Утром, как обычно, спустились в кают-компанию поселка на завтрак. Не было никаких пышных встреч, но каждый из полярников «в индивидуальном порядке» подходил и поздравлял нас. Все мы уважали друг друга, случайных людей в «Молодежной» не было, поэтому, не скрою, было приятно слышать добрые слова от тех, кто знал не понаслышке истинную цену таким понятиям, как долг, мужество, риск, работа на пределе человеческих сил...
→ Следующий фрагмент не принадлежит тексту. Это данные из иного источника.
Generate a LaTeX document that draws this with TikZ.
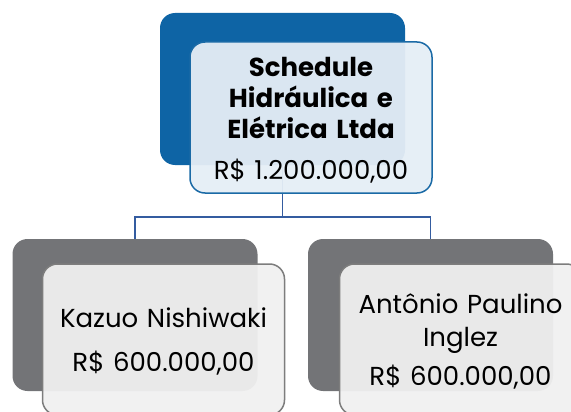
\documentclass[tikz,border=0pt]{standalone}
\usepackage{fontspec}
\setmainfont{Poppins}
\definecolor{schedblue}{RGB}{14,100,165}
\definecolor{cardblue}{RGB}{229,238,246}
\definecolor{edgeblue}{RGB}{26,106,166}
\definecolor{linkblue}{RGB}{52,92,160}
\definecolor{backgray}{RGB}{115,116,119}
\definecolor{cardgray}{RGB}{240,240,240}
\definecolor{edgegray}{RGB}{125,125,125}
\tikzset{
  backbox/.style={rounded corners=15pt,minimum width=245pt,minimum height=152pt,inner sep=0pt},
  card/.style={rounded corners=15pt,minimum width=242pt,minimum height=151pt,inner sep=0pt,
    line width=1.5pt,fill opacity=.95,text opacity=1,align=center,text width=240pt,
    font=\fontsize{26}{31}\selectfont,execute at begin node={\rule{0pt}{24pt}}},
  link/.style={draw=linkblue,line width=1.6pt}
}
\begin{document}
\begin{tikzpicture}[x=1pt,y=-1pt]
    \useasboundingbox (0,0) rectangle (571,412);
    % back panels
    \node[backbox,fill=schedblue] (schedback) at (282.5,89) {};
    \node[backbox,fill=backgray] (kazuoback) at (135,315) {};
    \node[backbox,fill=backgray] (antonioback) at (430.5,315) {};
    % links
    \draw[link] (schedback.south) -- ++(0,52) coordinate (split) -| (kazuoback.north);
    \draw[link] (split) -| (antonioback.north);
    % cards
    \node[card,draw=edgeblue,fill=cardblue] (sched) at (311,117.5) {\textbf{Schedule}\\\textbf{Hidráulica e}\\\textbf{Elétrica Ltda}\\[10pt]R\$ 1.200.000,00};
    \node[card,draw=edgegray,fill=cardgray] (kazuo) at (163.5,339.5) {Kazuo Nishiwaki\\[13pt]R\$ 600.000,00};
    \node[card,draw=edgegray,fill=cardgray] (antonio) at (460.5,339.5) {Antônio Paulino\\[2pt]Inglez\\[8pt]R\$ 600.000,00};
\end{tikzpicture}
\end{document}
Забегая вперед скажу, что «отсвет» этого полета благотворно отразился на отношении всех, кто шел в следующие экспедиции, к нам, авиаторам. Астахов угадал: этот санрейс действительно стал легендой, которую передавали из уст в уста. Заметно выросло уважение к нашей авиации, работающей в Антарктиде, нам больше стали оказывать помощь, меньше вступать в споры и конфликтные ситуации. Многие как-то поняли, что, если есть возможность, мы выполним любой по сложности полет, но когда говорим «нет», то горячиться и настаивать на его выполнении не стоит — значит, он действительно невозможен. Но время идет неумолимо, поколения полярников меняются, а легенды требуют того, чтобы их подкрепляли делами. Легенда — это быль. Рождается она из добрых дел человека на земле, на море, в воздухе или в космосе. В Антарктиде я понял: чтобы попасть в легенду, надо прожить свой век с наибольшей пользой для людей.
Перед посадкой на теплоход «Эстония» пришел на аэродром, попрощаться с «восемьсот восьмой». Она стояла с зачехленными двигателями. Мирная, домашняя машина, ничего героического... Но теперь я знал, каким огромным запасом прочности она обладает, какие бешеные нагрузки и жесточайшую стужу могут выдержать ее системы — поистине Ил-14 достоин самой высокой чести. «Ты — умница, — мысленно сказал я ему снова, как и на «Востоке». — Досталось тебе. Хорошо, что Колб над тобой поработал, как следует. Зато теперь все те добрые слова, что мы услышали в свой адрес, все оценки, данные нашему санрейсу, по праву принадлежат и тебе. Ты настоящий друг...» Я погладил «восемьсот восьмую» по фюзеляжу. Это невозможно объяснить, но вдруг мне показалось, что он — теплый... В такую-то стужу — и теплый...
Официальная авиационная Москва по-прежнему молчала, но продолжали поступать радиограммы из других адресов.